Since then, public prosecutors haven’t found any prove to support the hypothesis of a genuine abduction (telephone hearings implemented to track possible calls from the kidnappers indicated that Gerez himself, his concubine and political comrades maybe responsible), and consequently they have followed the theory of self-kidnapping [2][3]. At the moment, prosecutors are undergoing fierce harassment by pro-governmental law-makers who are demanding them to shift their suspicions into another direction, namely Patti [4]. Gerez, who has recently been given an office in the Buenos Aires province legislature, has recognized that it's possible to cast doubt on his abduction. “Thirty years where necessary to acknowledge that there was genocide in Argentina. People will need time to understand my abduction”, he said [5].
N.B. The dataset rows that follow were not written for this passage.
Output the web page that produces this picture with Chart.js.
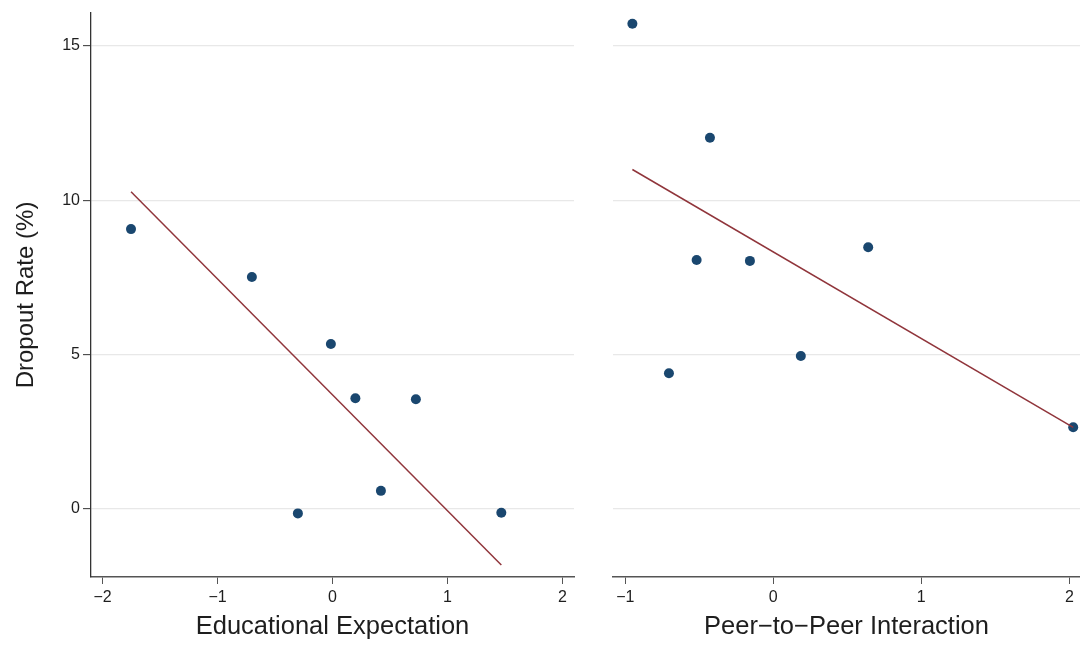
<!DOCTYPE html>
<html>
<head>
<meta charset="utf-8">
<title>Dropout Rate</title>
<script src="https://cdn.jsdelivr.net/npm/chart.js@4.4.1/dist/chart.umd.min.js"></script>
<style>
  html, body { margin: 0; padding: 0; background: #ffffff; }
  #wrap { position: relative; width: 1080px; height: 647px; overflow: hidden; }
  .panel { position: absolute; top: 0; height: 647px; }
</style>
</head>
<body>
<div id="wrap">
  <div class="panel" style="left:0;width:590px"><canvas id="expectChart" width="590" height="647"></canvas></div>
  <div class="panel" style="left:590px;width:490px"><canvas id="peerChart" width="490" height="647"></canvas></div>
</div>
<script>
// Dropout rate (%) against educational expectation (standardized)
const expectX       = [-1.752, -0.701, -0.014, 0.199, 0.725, 0.421, -0.301, 1.468];
const expectDropout = [9.07, 7.52, 5.35, 3.59, 3.56, 0.59, -0.14, -0.12];
// Fitted line endpoints
const expectFitX = [-1.752, 1.468];
const expectFitY = [10.28, -1.81];

// Dropout rate (%) against peer-to-peer interaction (standardized)
const peerX       = [-0.952, -0.428, -0.518, -0.158, 0.641, -0.705, 0.186, 2.026];
const peerDropout = [15.72, 12.03, 8.07, 8.04, 8.48, 4.40, 4.96, 2.65];
const peerFitX = [-0.952, 2.026];
const peerFitY = [11.00, 2.65];

// Tick labels
const yTicks      = [0, 5, 10, 15];
const expectTicks = [-2, -1, 0, 1, 2];
const peerTicks   = [-1, 0, 1, 2];

const FONT = "'Liberation Sans', Arial, Helvetica, sans-serif";
const TEXT = '#1e1e1e';
const DOT = '#1a476f';
const FIT = '#90353b';
const GRID = '#e8e8e8';

const fmt = v => (v < 0 ? '\u2212' + Math.abs(v) : String(v));
const toPoints = (xs, ys) => xs.map((x, i) => ({ x: x, y: ys[i] }));
const fixedTicks = list => scale => { scale.ticks = list.map(v => ({ value: v })); };

function makePanel(id, cfg) {
  const ctx = document.getElementById(id);
  return new Chart(ctx, {
    type: 'scatter',
    data: {
      datasets: [
        {
          type: 'line',
          data: toPoints(cfg.fitX, cfg.fitY),
          borderColor: FIT,
          borderWidth: 1.5,
          pointRadius: 0,
          fill: false,
          tension: 0,
          order: 0,
          clip: false
        },
        {
          type: 'scatter',
          data: toPoints(cfg.xs, cfg.ys),
          backgroundColor: DOT,
          borderColor: DOT,
          borderWidth: 0,
          pointRadius: 5,
          order: 1,
          clip: false
        }
      ]
    },
    options: {
      responsive: false,
      animation: false,
      events: [],
      layout: { padding: cfg.padding, autoPadding: false },
      plugins: {
        legend: { display: false },
        tooltip: { enabled: false },
        title: { display: false }
      },
      scales: {
        x: {
          type: 'linear',
          min: cfg.xMin,
          max: cfg.xMax,
          afterBuildTicks: fixedTicks(cfg.xTicks),
          afterFit: s => { s.height = 70; s.paddingLeft = 0; s.paddingRight = 0; },
          border: { display: true, color: '#555555', width: 1.5 },
          grid: {
            drawOnChartArea: false,
            drawTicks: true,
            tickLength: 7,
            tickColor: '#555555',
            tickWidth: 1
          },
          ticks: {
            font: { family: FONT, size: 16 },
            color: TEXT,
            padding: 4,
            maxRotation: 0,
            autoSkip: false,
            callback: v => fmt(v)
          },
          title: {
            display: true,
            text: cfg.xTitle,
            font: { family: FONT, size: 25.5 },
            color: TEXT,
            padding: { top: 0, bottom: 5 }
          }
        },
        y: {
          type: 'linear',
          min: -2.2,
          max: 16.07,
          afterBuildTicks: fixedTicks(yTicks),
          afterFit: s => { s.width = cfg.yWidth; s.paddingTop = 0; s.paddingBottom = 0; },
          border: { display: cfg.showY, color: '#333333', width: 1.3 },
          grid: {
            color: GRID,
            lineWidth: 1.3,
            drawTicks: cfg.showY,
            tickLength: 8,
            tickColor: '#333333',
            tickWidth: 1
          },
          ticks: {
            display: cfg.showY,
            font: { family: FONT, size: 16 },
            color: TEXT,
            padding: 3,
            callback: v => fmt(v)
          },
          title: {
            display: cfg.showY,
            text: 'Dropout Rate (%)',
            font: { family: FONT, size: 24 },
            color: TEXT,
            padding: { top: 12, bottom: 0 }
          }
        }
      }
    }
  });
}

makePanel('expectChart', {
  xs: expectX, ys: expectDropout,
  fitX: expectFitX, fitY: expectFitY,
  xMin: -2.1, xMax: 2.1, xTicks: expectTicks,
  xTitle: 'Educational Expectation',
  showY: true, yWidth: 91,
  padding: { top: 13, right: 16, bottom: 0, left: 0 }
});

makePanel('peerChart', {
  xs: peerX, ys: peerDropout,
  fitX: peerFitX, fitY: peerFitY,
  xMin: -1.083, xMax: 2.072, xTicks: peerTicks,
  xTitle: 'Peer\u2212to\u2212Peer Interaction',
  showY: false, yWidth: 23,
  padding: { top: 13, right: 0, bottom: 0, left: 0 }
});
</script>
</body>
</html>
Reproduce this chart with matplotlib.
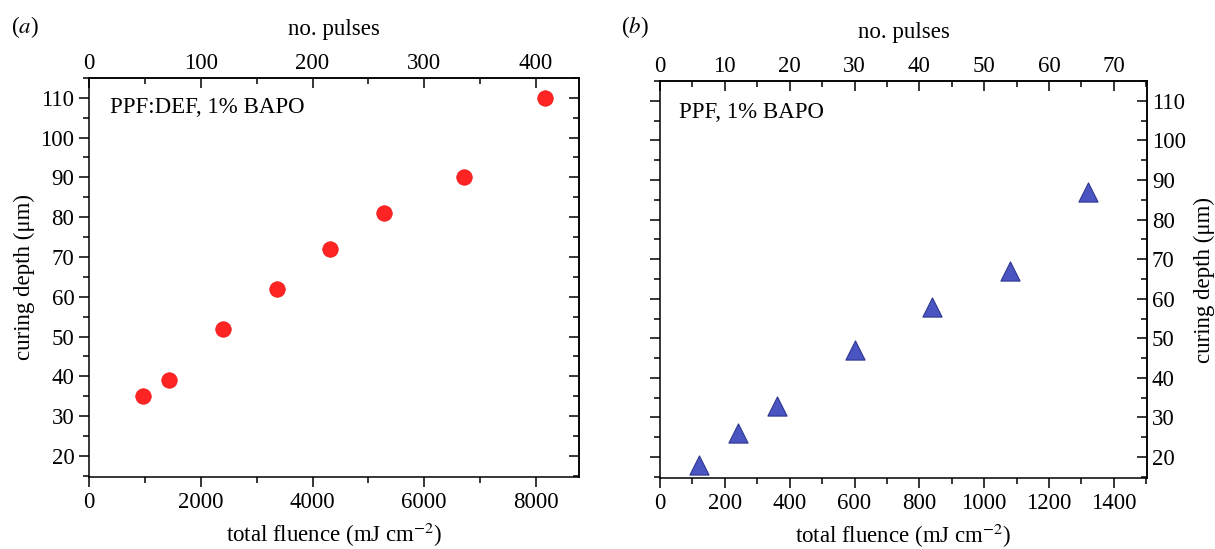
import numpy as np
import matplotlib.pyplot as plt
from matplotlib.ticker import MultipleLocator

plt.rcParams['font.family'] = ['Liberation Serif', 'DejaVu Serif']
plt.rcParams['mathtext.fontset'] = 'stix'
plt.rcParams['axes.linewidth'] = 1.1

# panel (a): PPF:DEF, 1% BAPO
fluence_a = [960, 1440, 2400, 3360, 4320, 5280, 6720, 8160]
depth_a = [35, 39, 52, 62, 72, 81, 90, 110]
# panel (b): PPF, 1% BAPO
fluence_b = [120, 240, 360, 600, 840, 1080, 1320]
depth_b = [18, 26, 33, 47, 58, 67, 87]

pulse_energy = 20.0  # mJ cm^-2 per pulse
fs = 16.5

fig = plt.figure(figsize=(12.15, 5.49), dpi=100)
axa = fig.add_axes([0.0733, 0.1311, 0.4033, 0.727])
axb = fig.add_axes([0.5432, 0.1293, 0.4008, 0.723])


def style(ax, xmax, xmaj, xmin_, pmaj, pmin, ylabel_side):
    ax.set_ylim(14.7, 115)
    ax.set_xlim(0, xmax)
    ax.xaxis.set_major_locator(MultipleLocator(xmaj))
    ax.xaxis.set_minor_locator(MultipleLocator(xmin_))
    ax.yaxis.set_major_locator(MultipleLocator(10))
    ax.yaxis.set_minor_locator(MultipleLocator(5))
    ax.tick_params(which='both', direction='out', labelsize=fs, width=1.1,
                   top=False, right=False)
    ax.tick_params(which='major', length=7)
    ax.tick_params(which='minor', length=4.5)
    ax.set_xlabel('total fluence (mJ cm$^{-2}$)', fontsize=fs, labelpad=6)

    top = ax.secondary_xaxis('top', functions=(lambda f: f / pulse_energy,
                                               lambda p: p * pulse_energy))
    top.xaxis.set_major_locator(MultipleLocator(pmaj))
    top.xaxis.set_minor_locator(MultipleLocator(pmin))
    top.tick_params(which='both', direction='in', labelsize=fs, width=1.1, pad=3)
    top.tick_params(which='major', length=7)
    top.tick_params(which='minor', length=4.5)
    top.set_xlabel('no. pulses', fontsize=fs, labelpad=13)

    rt = ax.secondary_yaxis('right')
    rt.yaxis.set_major_locator(MultipleLocator(10))
    rt.yaxis.set_minor_locator(MultipleLocator(5))
    rt.tick_params(which='both', direction='in', labelsize=fs, width=1.1)
    rt.tick_params(which='major', length=7)
    rt.tick_params(which='minor', length=4.5)
    if ylabel_side == 'left':
        rt.tick_params(labelright=False)
        ax.set_ylabel('curing depth (μm)', fontsize=fs, labelpad=4)
    else:
        ax.tick_params(axis='y', labelleft=False)
        rt.set_ylabel('curing depth (μm)', fontsize=fs, labelpad=6)


axa.scatter(fluence_a, depth_a, s=125, color='#ff2424', edgecolors='#f01818',
            linewidths=0.5, zorder=3, clip_on=False)
style(axa, 8772, 2000, 1000, 100, 50, 'left')
axa.text(0.043, 0.927, 'PPF:DEF, 1% BAPO', transform=axa.transAxes,
         fontsize=fs, va='center', ha='left')

axb.scatter(fluence_b, depth_b, s=190, marker='^', color='#4a55c2',
            edgecolors='#2e3690', linewidths=0.8, zorder=3, clip_on=False)
style(axb, 1502, 200, 100, 10, 5, 'right')
axb.text(0.04, 0.92, 'PPF, 1% BAPO', transform=axb.transAxes,
         fontsize=fs, va='center', ha='left')

fig.text(0.009, 0.951, '($\\mathit{a}$)', fontsize=fs, va='center', ha='left')
fig.text(0.511, 0.951, '($\\mathit{b}$)', fontsize=fs, va='center', ha='left')

fig.savefig('out.png', dpi=100)
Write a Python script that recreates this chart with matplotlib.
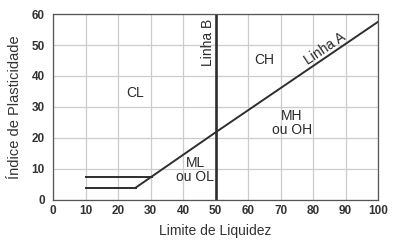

Gerez had received threats since his testimony on 20 April. Gerez's disappearance was interpreted by the government as a message from groups who resent the re-opening of cases against Dirty War criminals, following the disappearance of Jorge Julio López, a witness of the Miguel Etchecolatz trial who is missing since September 2006. Two others who testified in Congress against Patti, Orlando Ubiedo and Hugo Esteban Jaime, had received threats during November and December 2006.[4] [5] [6] [7] [8]
Patti himself denied any involvement in the threats and the kidnapping of Gerez, and claimed not to remember if Gerez had been arrested under his custody because "it was 30 years ago". He accused others of making political use of the disappearance.[9]